IT was a momentous day in the history of Bearsden. In January 1958, at Bearsden Public Hall, some 1,000 electors voted in favour of burgh status for the area. It was the culmination of a campaign to break away from Dumbarton County Council, which had begun almost a year earlier.

So many people wanted to attend the meeting that the doors had to be closed 20 minutes before it began. Five hundred remained outside the hall, 200 of them in the snow-covered grounds, shivering through below-freezing temperatures, to listen to a relay of the proceedings. Inside, a slight delay in starting the meeting occasioned a brief and decorous outbreak of slow handclapping before the presiding Sheriff, John M Mackay, got matters underway.

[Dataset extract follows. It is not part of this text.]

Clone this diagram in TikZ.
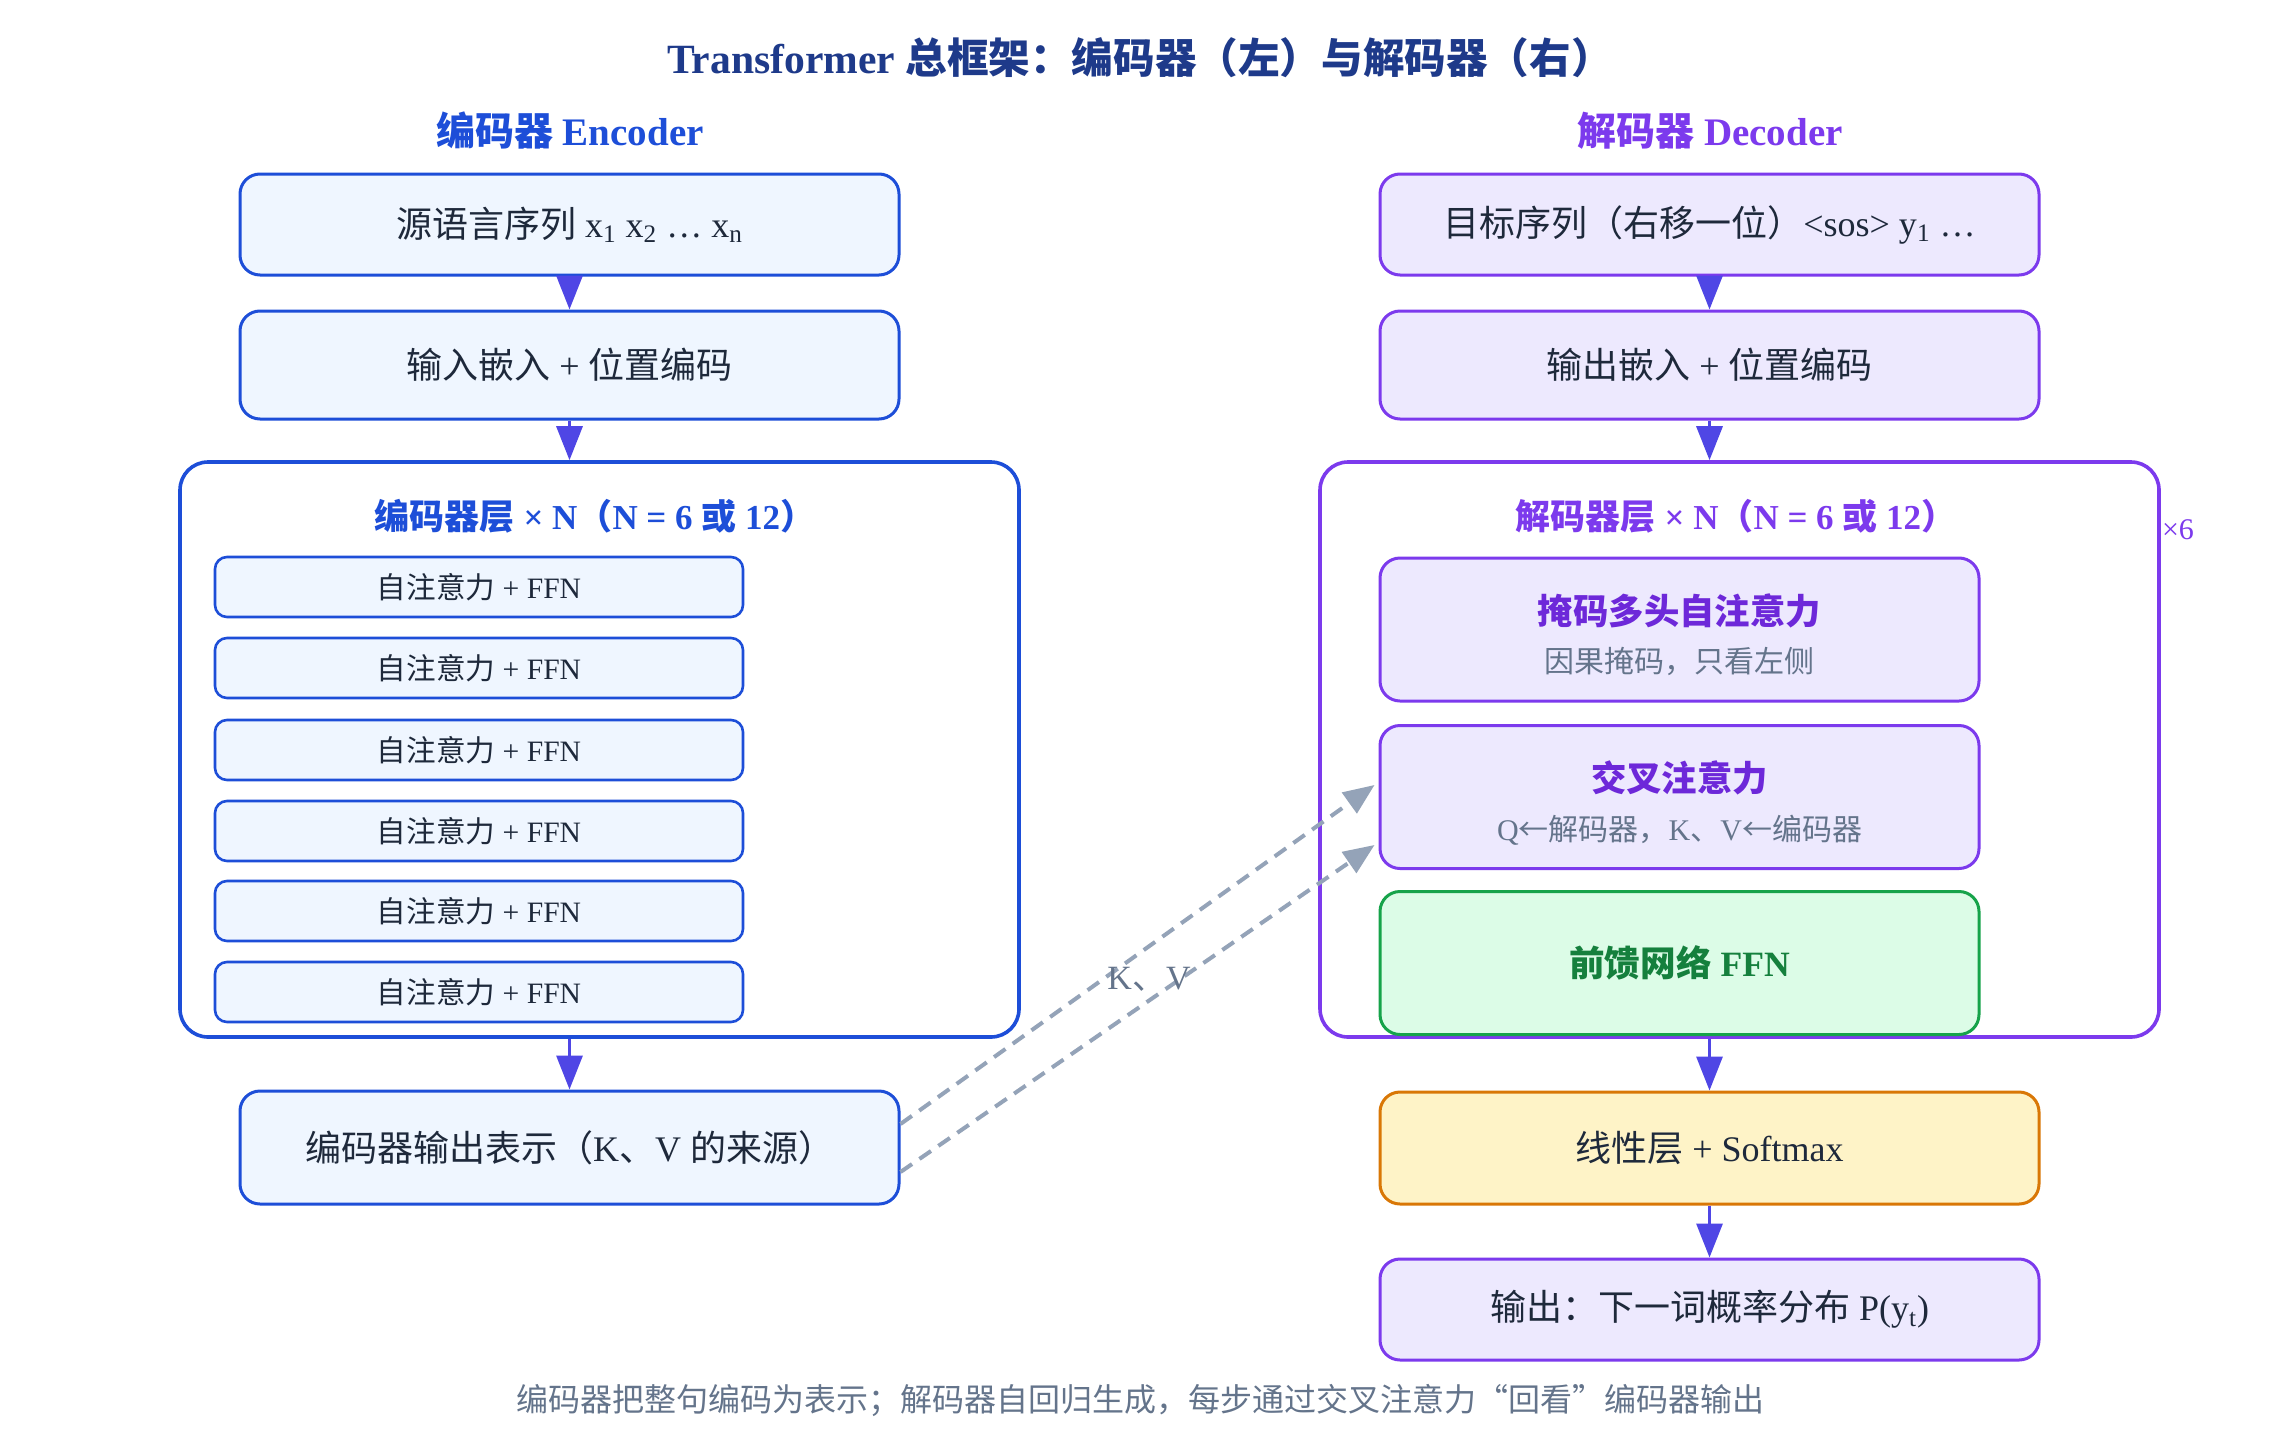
\documentclass[tikz,border=0pt]{standalone}
\usepackage{fontspec}
\setmainfont{Liberation Serif}
\newfontfamily\cjk{Noto Sans CJK SC}
\usetikzlibrary{arrows.meta,calc}
\definecolor{encB}{HTML}{1D4ED8}
\definecolor{encF}{HTML}{EFF6FF}
\definecolor{decB}{HTML}{7C3AED}
\definecolor{decF}{HTML}{EDE9FE}
\definecolor{ffnB}{HTML}{16A34A}
\definecolor{ffnF}{HTML}{DCFCE7}
\definecolor{ffnT}{HTML}{15803D}
\definecolor{linB}{HTML}{D97706}
\definecolor{linF}{HTML}{FEF3C7}
\definecolor{arrowc}{HTML}{4F46E5}
\definecolor{dashc}{HTML}{94A3B8}
\definecolor{txt}{HTML}{1E293B}
\definecolor{subc}{HTML}{64748B}
\definecolor{titlec}{HTML}{1E3A8A}
\definecolor{maskT}{HTML}{6D28D9}
\newcommand\zh[1]{{\cjk #1}}
\newcommand\fs[1]{\fontsize{#1}{#1}\selectfont}
\begin{document}
\begin{tikzpicture}[x=0.5pt,y=-0.5pt,
  box/.style={rounded corners=10pt, line width=1.5pt, inner sep=0pt, text=txt, font=\fs{18}},
  ebox/.style={box, draw=encB, fill=encF},
  dbox/.style={box, draw=decB, fill=decF},
  subbox/.style={box, rounded corners=6pt, line width=1.3pt, draw=encB, fill=encF,
    minimum width=264pt, minimum height=30pt, font=\fs{14.8}},
  inbox/.style={box, minimum width=299.5pt, minimum height=71.5pt},
  cont/.style={rounded corners=14pt, line width=1.8pt, inner sep=0pt,
    minimum width=419.5pt, minimum height=287.5pt},
  arr/.style={draw=arrowc, line width=1.6pt, -{Triangle[length=17pt,width=13pt]}},
  kv/.style={draw=dashc, line width=2pt, dash pattern=on 7pt off 4.5pt,
    -{Triangle[length=15.5pt,width=12.5pt]}},
  lbl/.style={inner sep=0pt},
]
\path[use as bounding box, fill=white] (0,0) rectangle (2280,1440);

% Title and headers
\node[lbl, text=titlec, font=\fs{20.8}\bfseries] (title) at (1140,58)
  {Transformer \zh{总框架：编码器（左）与解码器（右）}};
\node[lbl, text=encB, font=\fs{19.5}\bfseries] (ench) at (570,131) {\zh{编码器} Encoder};
\node[lbl, text=decB, font=\fs{19.5}\bfseries] (dech) at (1710,131) {\zh{解码器} Decoder};

% Encoder column
\node[ebox, minimum width=329.5pt, minimum height=50.5pt] (e1) at (569.5,224.5)
  {\zh{源语言序列} x\textsubscript{1} x\textsubscript{2} … x\textsubscript{n}};
\node[ebox, minimum width=329.5pt, minimum height=54pt] (e2) at (569.5,365)
  {\zh{输入嵌入} + \zh{位置编码}};
\node[cont, draw=encB] (enc) at (599.5,749.5) {};
\node[lbl, text=encB, font=\fs{17.5}\bfseries] (enct) at (595,516)
  {\zh{编码器层} × N\zh{（}N = 6 \zh{或} 12\zh{）}};
\node[subbox] (s1) at (479,587) {\zh{自注意力} + FFN};
\node[subbox] (s2) at (479,668) {\zh{自注意力} + FFN};
\node[subbox] (s3) at (479,750) {\zh{自注意力} + FFN};
\node[subbox] (s4) at (479,831) {\zh{自注意力} + FFN};
\node[subbox] (s5) at (479,911) {\zh{自注意力} + FFN};
\node[subbox] (s6) at (479,992) {\zh{自注意力} + FFN};
\node[ebox, minimum width=329.5pt, minimum height=56.5pt] (eout) at (569.5,1147.5)
  {\zh{编码器输出表示（}K\zh{、}V \zh{的来源）}};

% Decoder column
\node[dbox, minimum width=329.5pt, minimum height=50.5pt] (d1) at (1709.5,224.5)
  {\zh{目标序列（右移一位）}<sos> y\textsubscript{1} …};
\node[dbox, minimum width=329.5pt, minimum height=54pt] (d2) at (1709.5,365)
  {\zh{输出嵌入} + \zh{位置编码}};
\node[cont, draw=decB] (dec) at (1739.5,749.5) {};
\node[lbl, text=decB, font=\fs{17.5}\bfseries] (dect) at (1736,516)
  {\zh{解码器层} × N\zh{（}N = 6 \zh{或} 12\zh{）}};
\node[lbl, text=decB, font=\fs{15}] (x6) at (2178,530) {×6};
\node[inbox, dbox] (mask) at (1679.5,629.5) {};
\node[lbl, text=maskT, font=\fs{17.7}\bfseries] (maskt) at (1679.5,611) {\zh{掩码多头自注意力}};
\node[lbl, text=subc, font=\fs{15}] (masks) at (1679.5,661) {\zh{因果掩码，只看左侧}};
\node[inbox, dbox] (cross) at (1679.5,797) {};
\node[lbl, text=maskT, font=\fs{17.7}\bfseries] (crosst) at (1679.5,778) {\zh{交叉注意力}};
\node[lbl, text=subc, font=\fs{15}] (crosss) at (1679.5,830)
  {Q\zh{←解码器，}K\zh{、}V\zh{←编码器}};
\node[inbox, box, draw=ffnB, fill=ffnF, text=ffnT, font=\fs{17.8}\bfseries] (ffn) at (1679.5,963)
  {\zh{前馈网络} FFN};
\node[box, draw=linB, fill=linF, minimum width=329.5pt, minimum height=56pt] (lin) at (1709.5,1148)
  {\zh{线性层} + Softmax};
\node[dbox, minimum width=329.5pt, minimum height=50.5pt] (out) at (1709.5,1309.5)
  {\zh{输出：下一词概率分布} P(y\textsubscript{t})};

% Footer
\node[lbl, text=subc, font=\fs{16}] (foot) at (1140,1400)
  {\zh{编码器把整句编码为表示；解码器自回归生成，每步通过交叉注意力“回看”编码器输出}};

% Solid arrows
\draw[arr] (e1.south) -- (e2.north);
\draw[arr] (e2.south) -- (e2.south |- enc.north);
\draw[arr] (e2.south |- enc.south) -- (eout.north);
\draw[arr] (d1.south) -- (d2.north);
\draw[arr] (d2.south) -- (d2.south |- dec.north);
\draw[arr] (d2.south |- dec.south) -- (lin.north);
\draw[arr] (lin.south) -- (out.north);

% Dashed K,V arrows
\draw[kv] ([yshift=11.75pt]eout.east) -- ([xshift=-2pt,yshift=6pt]cross.west);
\draw[kv] ([yshift=-12.25pt]eout.east) -- ([xshift=-2pt,yshift=-24pt]cross.west);
\node[lbl, text=subc, font=\fs{17}] (kvl) at (1149,979) {K\zh{、}V};
\end{tikzpicture}
\end{document}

The electors, noted this paper’s Editorial Diary, stood “shoulder to Crombie-clad shoulder” listened intently. They indicated their amused agreement when it was said that there was no reason why they should be excessively worse than the people of Milngavie in running their own affairs. They smiled ironically at a reference to increased valuation of Bearsden properties. And they nodded knowingly when they heard how much they had been paying under the old regime towards the running of the county of Dumbarton.

Read more: Herald Diary

The electors reached their decision with only one expression of dissent, that of a man who said he feared they might be setting up another Third Reich in their midst. He said he did not object to burgh status, only to attempts to try to influence people before a vote was taken. He called for the vote to be put to every resident of Bearsden, but the sheriff ruled his amendment incompetent.

After the show of hands, Sheriff Mackay concluded: “May I as chairman wish the new burgh of Bearsden the very best of luck.”